What I found most note-worthy about the Kharis-brand of mummy (but hell, these observations were already in my review):
This monster is a lesser version of Karloff's original. The first mummy was Dracula-like and was a super-fiend who manipulated everyone around him, henchmen and victims alike. You could respect a mummy like this -- an undead Phantom of the Opera. Unfortunately, Kharis is no super-fiend. He's a pathetic lackey, a pawn in the service of a secret priesthood. With Kharis we have a strange morphing of other earlier horror characters: Frankenstein's monster mixed with Fritz the hunchback (or maybe Renfield). He possesses super-human strength, but he's still a toadie.
The other salient point is how ridiculously choreographed the fights are. "Everyone who goes up against the Mummy desperately needs some fisticuff lessons... all of them rush him spastically with something in hand to bean him, but their timing is way off and they don't even begin to raise the bludgeon until his laconic hand is on their throat. This tired choreography is repeated endlessly, victim after victim."
I didn't find the mummy-as-a-lackey angle remarkable because that's the only kind of mummy I've ever seen. I just browsed through the user comments for the Hammer version of "The Mummy," which confirmed my memories - once again, the mummy is a lackey to a malevolent high priest. It seems the Hammer people found more inspiration from the Kharis mummy than the original!

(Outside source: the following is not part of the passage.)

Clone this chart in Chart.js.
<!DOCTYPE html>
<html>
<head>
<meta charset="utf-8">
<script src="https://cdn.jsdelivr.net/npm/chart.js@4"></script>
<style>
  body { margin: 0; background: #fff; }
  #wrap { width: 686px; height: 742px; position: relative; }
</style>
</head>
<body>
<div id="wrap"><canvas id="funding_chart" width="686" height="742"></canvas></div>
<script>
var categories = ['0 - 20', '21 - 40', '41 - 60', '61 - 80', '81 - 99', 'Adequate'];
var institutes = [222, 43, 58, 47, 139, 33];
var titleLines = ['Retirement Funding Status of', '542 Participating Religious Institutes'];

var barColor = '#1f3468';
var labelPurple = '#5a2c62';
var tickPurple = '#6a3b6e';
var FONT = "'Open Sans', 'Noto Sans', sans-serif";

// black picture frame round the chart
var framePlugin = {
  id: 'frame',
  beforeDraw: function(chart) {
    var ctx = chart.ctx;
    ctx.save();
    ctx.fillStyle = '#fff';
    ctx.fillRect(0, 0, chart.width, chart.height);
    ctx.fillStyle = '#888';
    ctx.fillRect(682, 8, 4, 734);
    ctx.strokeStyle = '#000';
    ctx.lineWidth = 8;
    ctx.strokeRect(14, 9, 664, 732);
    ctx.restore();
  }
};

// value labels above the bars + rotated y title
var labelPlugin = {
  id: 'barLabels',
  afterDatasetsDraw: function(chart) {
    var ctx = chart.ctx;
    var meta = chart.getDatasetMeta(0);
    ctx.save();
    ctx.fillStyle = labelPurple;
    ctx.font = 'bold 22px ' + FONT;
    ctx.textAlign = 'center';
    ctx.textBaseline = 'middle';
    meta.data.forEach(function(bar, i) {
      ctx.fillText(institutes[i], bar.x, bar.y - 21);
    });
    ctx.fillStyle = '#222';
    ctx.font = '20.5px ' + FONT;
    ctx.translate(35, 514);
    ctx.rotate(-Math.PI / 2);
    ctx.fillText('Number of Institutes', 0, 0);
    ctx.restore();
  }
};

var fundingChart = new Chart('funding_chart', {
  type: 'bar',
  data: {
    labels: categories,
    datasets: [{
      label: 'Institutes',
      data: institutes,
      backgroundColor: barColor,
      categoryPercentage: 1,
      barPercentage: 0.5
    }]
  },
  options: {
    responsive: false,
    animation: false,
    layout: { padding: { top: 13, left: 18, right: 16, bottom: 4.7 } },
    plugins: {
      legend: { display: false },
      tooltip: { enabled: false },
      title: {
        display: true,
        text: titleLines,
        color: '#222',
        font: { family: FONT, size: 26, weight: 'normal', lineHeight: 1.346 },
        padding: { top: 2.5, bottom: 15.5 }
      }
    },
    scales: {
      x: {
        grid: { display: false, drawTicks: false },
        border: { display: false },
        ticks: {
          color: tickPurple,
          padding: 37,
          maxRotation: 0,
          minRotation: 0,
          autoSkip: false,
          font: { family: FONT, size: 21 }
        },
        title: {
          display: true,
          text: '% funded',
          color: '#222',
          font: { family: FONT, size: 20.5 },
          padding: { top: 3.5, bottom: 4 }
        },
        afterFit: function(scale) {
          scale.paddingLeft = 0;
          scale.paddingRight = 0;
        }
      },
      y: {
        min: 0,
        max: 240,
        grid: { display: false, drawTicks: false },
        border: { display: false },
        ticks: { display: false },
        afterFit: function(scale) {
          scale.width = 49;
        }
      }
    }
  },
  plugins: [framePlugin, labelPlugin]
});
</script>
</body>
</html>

I found it more remarkable that ... *SPOILER FOR "THE MUMMY'S TOMB* ... the leading man and sidekick of the first Kharis movie came back as old men in the second - AND get killed off. And it wasn't just the characters that came back. The original actors came back and put on old-age makeup. It would have been more conventional simply to cast two old men. I'm grateful for details like this. So much of the series is hackneyed that odd details like this are inordinately charming.

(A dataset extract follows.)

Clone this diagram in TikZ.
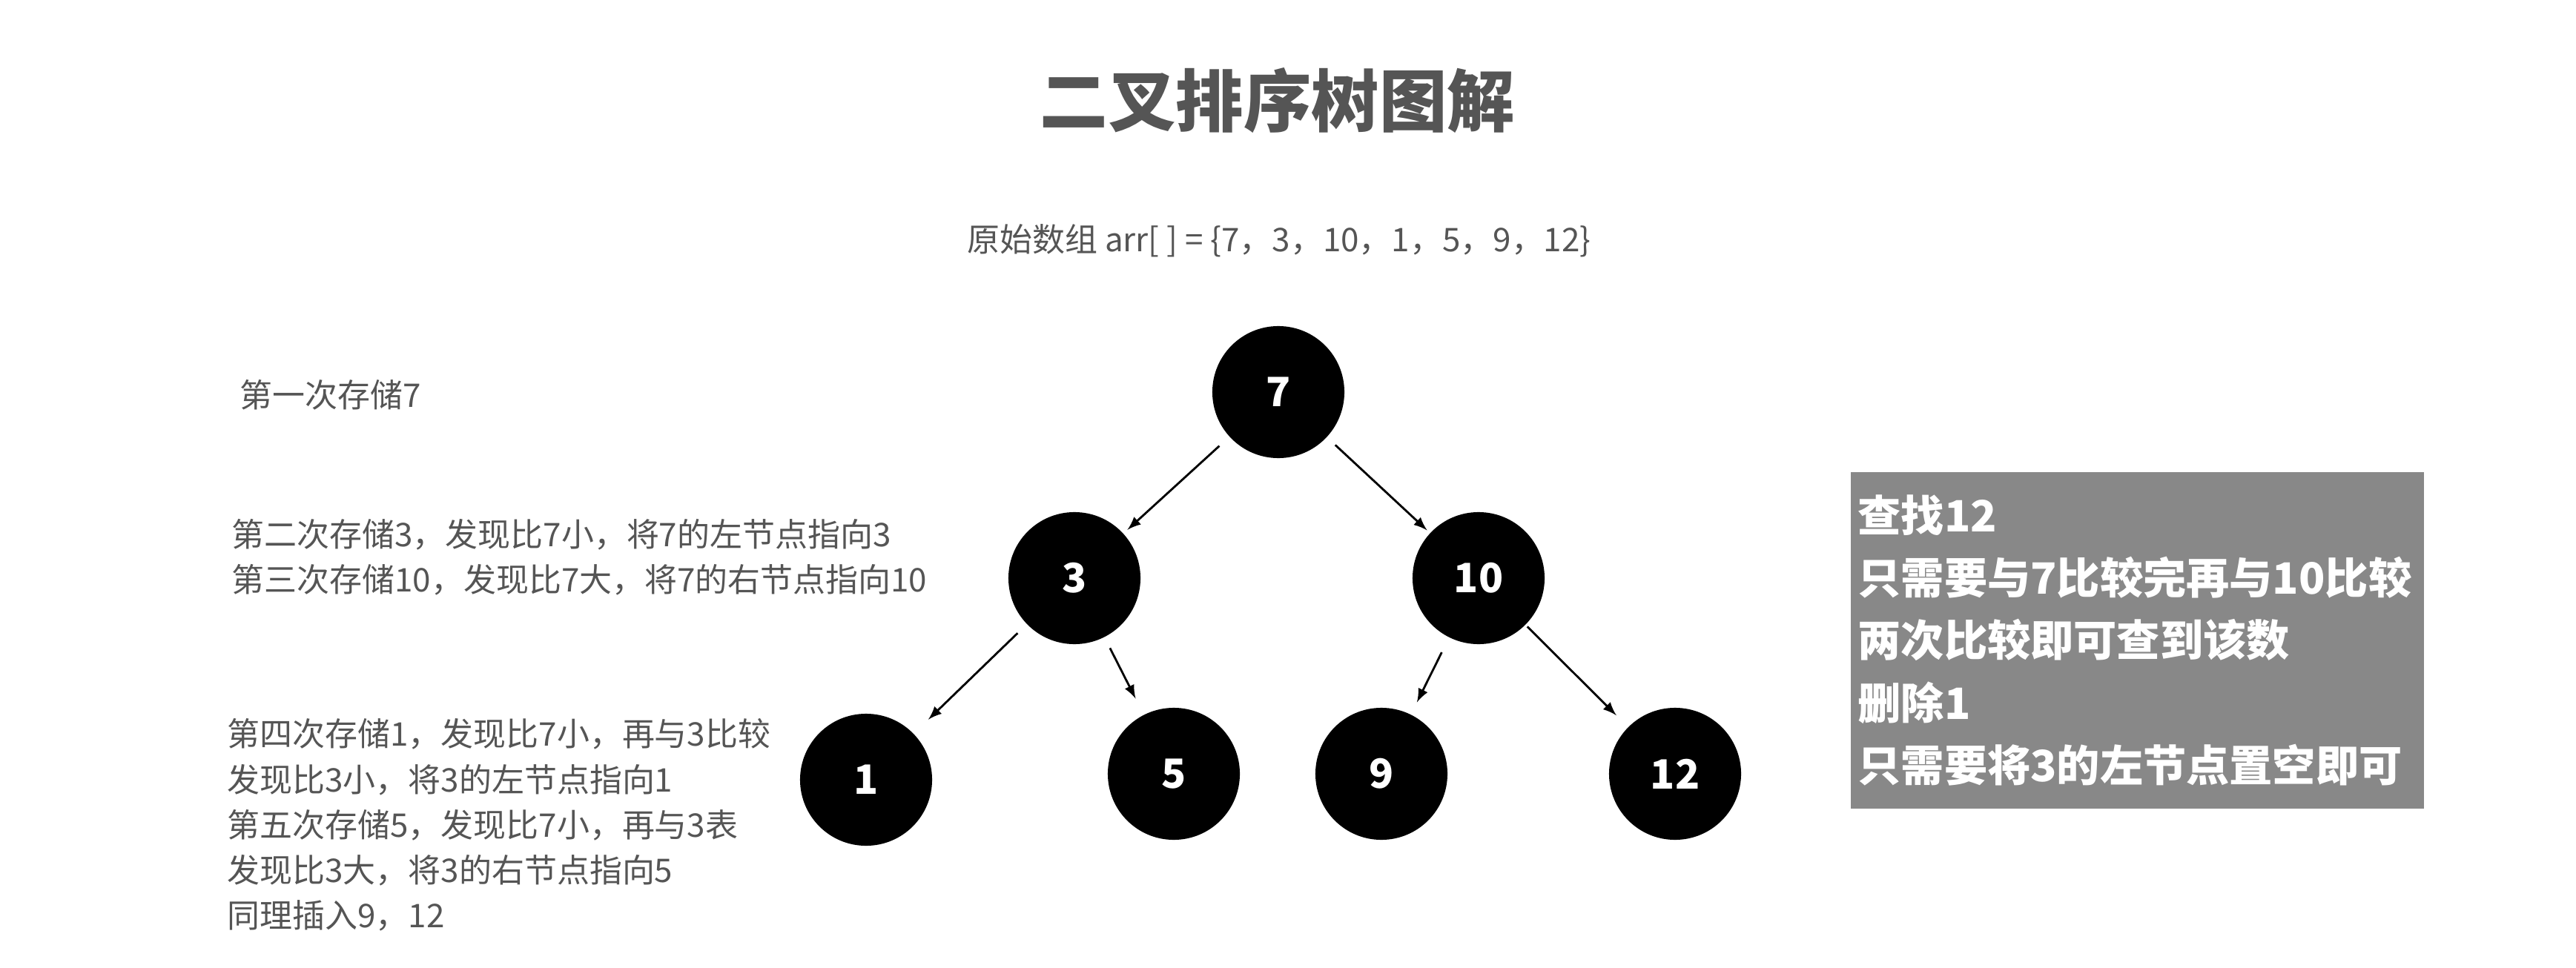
\documentclass[tikz,border=0pt]{standalone}
\usepackage{fontspec}
\setmainfont{Noto Sans CJK SC}
\definecolor{txtgray}{HTML}{555555}
\definecolor{boxgray}{HTML}{888888}

\begin{document}
\begin{tikzpicture}[x=0.01cm, y=-0.01cm,
 num/.style={circle, fill=black, minimum size=1.78cm, inner sep=0pt, text=white, font=\fontsize{15.5pt}{18pt}\selectfont\bfseries},
 note/.style={text=txtgray, inner sep=0pt, align=left, font=\fontsize{12.5pt}{17.4pt}\selectfont},
 arr/.style={-latex, line width=0.8pt}]
 \fill[white] (0,0) rectangle (3474,1306);
 \useasboundingbox (0,0) rectangle (3474,1306);

 \draw node[text=txtgray, font=\fontsize{26pt}{30pt}\selectfont\bfseries] (title) at (1723,136) {二叉排序树图解};
 \draw node[note] (array) at (1725,325) {原始数组 arr[ ] = \{7，3，10，1，5，9，12\}};

 \draw node[note, anchor=west] (s1) at (323,533) {第一次存储7};
 \draw node[note, anchor=west] (s23) at (312,752) {第二次存储3，发现比7小，将7的左节点指向3\\第三次存储10，发现比7大，将7的右节点指向10};
 \draw node[note, anchor=west] (s45) at (306,1113) {第四次存储1，发现比7小，再与3比较\\发现比3小，将3的左节点指向1\\第五次存储5，发现比7小，再与3表\\发现比3大，将3的右节点指向5\\同理插入9，12};

 \draw node[num] (n7) at (1724,529) {7};
 \draw node[num] (n3) at (1449,780) {3};
 \draw node[num] (n10) at (1994,780) {10};
 \draw node[num] (n1) at (1168,1052) {1};
 \draw node[num] (n5) at (1583,1044) {5};
 \draw node[num] (n9) at (1863,1044) {9};
 \draw node[num] (n12) at (2259,1044) {12};

 \draw[arr, shorten <=0.18cm, shorten >=0.07cm] (n7) -- (n3);
 \draw[arr, shorten <=0.15cm, shorten >=0.05cm] (n7) -- (n10);
 \draw[arr, shorten <=0.17cm, shorten >=0.27cm] (n3) -- (n1);
 \draw[arr, shorten <=0.16cm, shorten >=0.24cm] (n3) -- (n5);
 \draw[arr, shorten <=0.22cm, shorten >=0.18cm] (n10) -- (n9);
 \draw[arr, shorten <=0.03cm, shorten >=0.22cm] (n10) -- (n12);

 \draw node[fill=boxgray, text=white, anchor=north west, minimum width=7.73cm, minimum height=4.54cm, text width=7.53cm, inner xsep=0.1cm, inner ysep=0pt, align=left, font=\fontsize{16.55pt}{24pt}\selectfont\bfseries] (find) at (2495,636) {查找12\\只需要与7比较完再与10比较\\两次比较即可查到该数\\删除1\\只需要将3的左节点置空即可};
\end{tikzpicture}
\end{document}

The strange logical and chronological inconsistencies between the movies are fun to mock, but they're also depressingly familiar. You get the impression that no one cared enough to make better movies; nor did they think anyone else would care. It's even worse when this happens to movie serials. The godawful "Batman and Robin" from the 1940s features a villain who pretends to need a wheelchair. Later, the villain walks around freely and no one remarks on it. The wheelchair angle was simply forgotten.